Does the existence of diversity contradict the belief that there is one Humanity, or does it provide the means to discover our inherent unity? Can the diversity which is so apparent on the outer planes of human experience be transformed from a means of exclusion, a source of injustice and denial of opportunity, into a way to discover the spiritual purpose working out through the vast range of differences in the world of forms? At a certain stage in the quest to comprehend the unity not only of humanity but of all life, the inquirer on the Way inevitably must confront the need to understand the cause of diversity on the plane of forms.
For many, it’s easier to accept the idea of a subjective unifying principle underlying all life than it is to appreciate the seemingly limitless diversity of the manifested worlds. It seems to be a fundamental human tendency to draw borders around one’s own “people”, whether clan, tribe, race, religion, or even nation, and to view everyone outside those borders as “the other”—not necessarily threatening, just…different. Yet the sense that there is a subjective unity behind the outer complexities of human experience has quietly nudged at human consciousness for centuries. As an ancient verse from the Koran declares: O mankind! We have created you from male and female and made you peoples and tribes that you may know one another.
That you may know one another…This intuitive recognition suggests that diversity is not only unavoidable but that it’s essential to the manifestation of unity, and therefore isn’t something to be overcome but to be understood as purposeful in the working out of the divine Plan. Diversity isn’t only an effect; it is also causal, for it compels the human imagination to expand its field of awareness beyond the known and familiar—one’s own “people” and “tribe”—to include and appreciate the richness of human experience in all its differentiations. Why the marvelous mosaic created by humanity hasn’t been more readily welcomed but instead has all too often generated fear and even animosity is one of the most troubling aspects of human history, with roots so deep that even the most learned psychologists and spiritual teachers struggle to explain it.
Esoteric teaching provides a useful framework by defining the progression of the one Life as a triplicity—spirit/consciousness/form—and the subsequent sevenfold expression of this synthesis: The one expresses itself as three, and then differentiates into the seven. The ancient spiritual teacher Patanjali asserted that consciousness is one, unified, yet it produces the varied forms of the many. The homogeneous is the cause of the heterogeneous; the One is responsible for the many.
The expansion of consciousness depends upon learning to see oneself as a sentient part of a sentient whole, and, ultimately, to become merged in the whole.

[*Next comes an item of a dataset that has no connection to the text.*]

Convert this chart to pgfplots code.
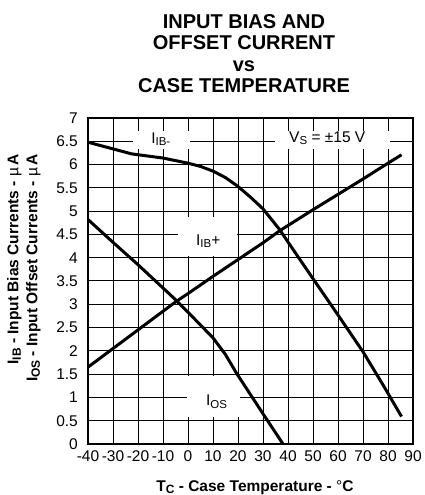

Yet all the while the sense of identity is retained; the realisation of individual self-awareness persists and at the same time breaks through the barriers to Self-awareness—the recognition of the one Soul permeating all life in manifestation. The individual contribution enriches the whole as it becomes intelligently and willingly offered to Something beyond one’s comprehension.
The realization of that goal lies far ahead for most of us. Perhaps all we can understand at this point is that diversity isn’t only tolerable but necessary to express the sheer stupendous comprehensiveness of divine Life. Ultimately, there may be no better summation of the relationship between unity and diversity than a statement that is well known but too ancient to be attributed reliably to a particular individual: God is a circle whose centre is everywhere and whose circumference is nowhere. No one and no thing stands outside the all-encompassing, innately unifying, manifestation of Divinity.